◆ **SOURCE EXCERPT**
## begin
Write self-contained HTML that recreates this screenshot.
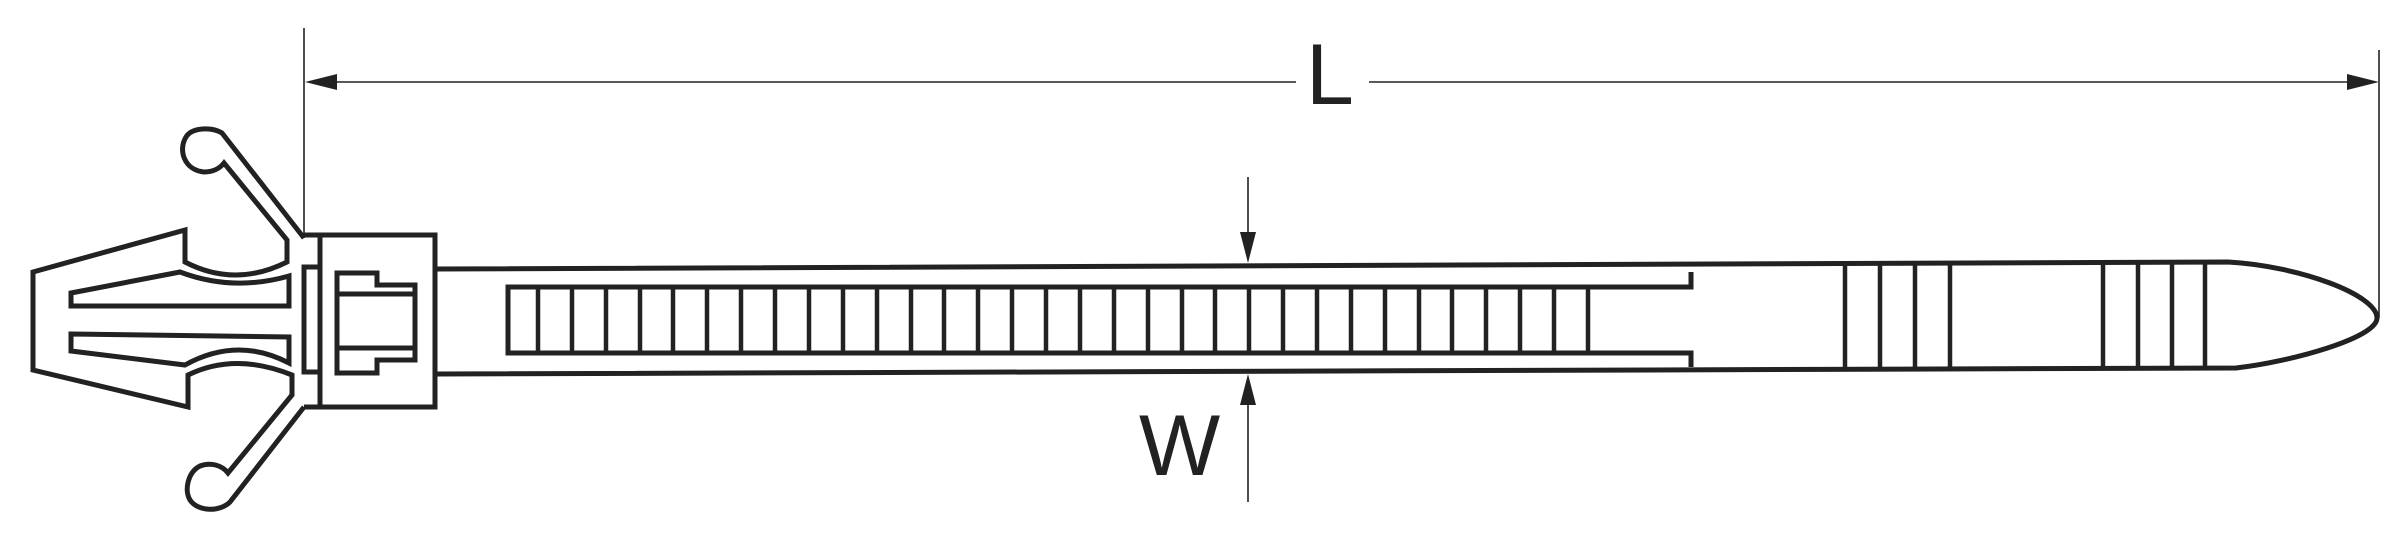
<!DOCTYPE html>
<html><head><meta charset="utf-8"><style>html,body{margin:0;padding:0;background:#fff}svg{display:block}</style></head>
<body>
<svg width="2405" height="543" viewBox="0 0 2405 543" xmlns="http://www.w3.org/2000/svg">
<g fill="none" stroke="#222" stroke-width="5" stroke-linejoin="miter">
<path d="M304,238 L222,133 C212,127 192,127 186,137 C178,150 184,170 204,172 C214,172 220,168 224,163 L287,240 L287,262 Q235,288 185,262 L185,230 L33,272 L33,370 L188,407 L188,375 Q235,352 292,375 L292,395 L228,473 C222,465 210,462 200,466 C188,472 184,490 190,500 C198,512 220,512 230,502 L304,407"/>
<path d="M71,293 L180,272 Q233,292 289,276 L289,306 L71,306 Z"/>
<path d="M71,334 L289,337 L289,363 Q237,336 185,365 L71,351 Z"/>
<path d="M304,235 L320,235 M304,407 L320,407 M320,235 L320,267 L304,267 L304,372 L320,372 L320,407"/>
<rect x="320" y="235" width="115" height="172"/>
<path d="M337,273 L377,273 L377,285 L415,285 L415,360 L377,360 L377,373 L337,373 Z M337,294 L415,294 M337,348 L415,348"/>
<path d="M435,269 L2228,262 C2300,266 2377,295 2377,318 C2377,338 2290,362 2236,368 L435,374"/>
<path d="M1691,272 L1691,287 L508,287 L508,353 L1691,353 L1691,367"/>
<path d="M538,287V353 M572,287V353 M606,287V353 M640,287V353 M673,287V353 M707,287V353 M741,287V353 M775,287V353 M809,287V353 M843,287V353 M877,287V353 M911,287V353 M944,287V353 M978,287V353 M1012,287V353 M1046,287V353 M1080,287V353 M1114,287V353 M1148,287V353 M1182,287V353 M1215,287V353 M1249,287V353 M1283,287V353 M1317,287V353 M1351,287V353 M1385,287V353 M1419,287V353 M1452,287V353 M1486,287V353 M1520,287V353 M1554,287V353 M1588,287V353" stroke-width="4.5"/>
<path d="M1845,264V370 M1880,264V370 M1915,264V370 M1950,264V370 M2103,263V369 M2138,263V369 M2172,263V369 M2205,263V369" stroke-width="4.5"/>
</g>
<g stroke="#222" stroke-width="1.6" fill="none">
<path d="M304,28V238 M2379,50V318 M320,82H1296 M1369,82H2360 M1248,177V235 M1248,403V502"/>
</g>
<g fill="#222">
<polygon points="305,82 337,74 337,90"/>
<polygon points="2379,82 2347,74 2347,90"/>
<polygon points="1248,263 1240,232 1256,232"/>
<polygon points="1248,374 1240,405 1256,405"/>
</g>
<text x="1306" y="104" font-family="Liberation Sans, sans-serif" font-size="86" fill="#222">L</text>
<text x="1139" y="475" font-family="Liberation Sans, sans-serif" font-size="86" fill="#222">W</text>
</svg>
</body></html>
## end
◆ **SHORT EXERCISE**
Write out the whole listing exactly, and drop the pictures.

◆ **THE ANSWER**
Write self-contained HTML that recreates this screenshot.
<!DOCTYPE html>
<html><head><meta charset="utf-8"><style>html,body{margin:0;padding:0;background:#fff}svg{display:block}</style></head>
<body>
<svg width="2405" height="543" viewBox="0 0 2405 543" xmlns="http://www.w3.org/2000/svg">
<g fill="none" stroke="#222" stroke-width="5" stroke-linejoin="miter">
<path d="M304,238 L222,133 C212,127 192,127 186,137 C178,150 184,170 204,172 C214,172 220,168 224,163 L287,240 L287,262 Q235,288 185,262 L185,230 L33,272 L33,370 L188,407 L188,375 Q235,352 292,375 L292,395 L228,473 C222,465 210,462 200,466 C188,472 184,490 190,500 C198,512 220,512 230,502 L304,407"/>
<path d="M71,293 L180,272 Q233,292 289,276 L289,306 L71,306 Z"/>
<path d="M71,334 L289,337 L289,363 Q237,336 185,365 L71,351 Z"/>
<path d="M304,235 L320,235 M304,407 L320,407 M320,235 L320,267 L304,267 L304,372 L320,372 L320,407"/>
<rect x="320" y="235" width="115" height="172"/>
<path d="M337,273 L377,273 L377,285 L415,285 L415,360 L377,360 L377,373 L337,373 Z M337,294 L415,294 M337,348 L415,348"/>
<path d="M435,269 L2228,262 C2300,266 2377,295 2377,318 C2377,338 2290,362 2236,368 L435,374"/>
<path d="M1691,272 L1691,287 L508,287 L508,353 L1691,353 L1691,367"/>
<path d="M538,287V353 M572,287V353 M606,287V353 M640,287V353 M673,287V353 M707,287V353 M741,287V353 M775,287V353 M809,287V353 M843,287V353 M877,287V353 M911,287V353 M944,287V353 M978,287V353 M1012,287V353 M1046,287V353 M1080,287V353 M1114,287V353 M1148,287V353 M1182,287V353 M1215,287V353 M1249,287V353 M1283,287V353 M1317,287V353 M1351,287V353 M1385,287V353 M1419,287V353 M1452,287V353 M1486,287V353 M1520,287V353 M1554,287V353 M1588,287V353" stroke-width="4.5"/>
<path d="M1845,264V370 M1880,264V370 M1915,264V370 M1950,264V370 M2103,263V369 M2138,263V369 M2172,263V369 M2205,263V369" stroke-width="4.5"/>
</g>
<g stroke="#222" stroke-width="1.6" fill="none">
<path d="M304,28V238 M2379,50V318 M320,82H1296 M1369,82H2360 M1248,177V235 M1248,403V502"/>
</g>
<g fill="#222">
<polygon points="305,82 337,74 337,90"/>
<polygon points="2379,82 2347,74 2347,90"/>
<polygon points="1248,263 1240,232 1256,232"/>
<polygon points="1248,374 1240,405 1256,405"/>
</g>
<text x="1306" y="104" font-family="Liberation Sans, sans-serif" font-size="86" fill="#222">L</text>
<text x="1139" y="475" font-family="Liberation Sans, sans-serif" font-size="86" fill="#222">W</text>
</svg>
</body></html>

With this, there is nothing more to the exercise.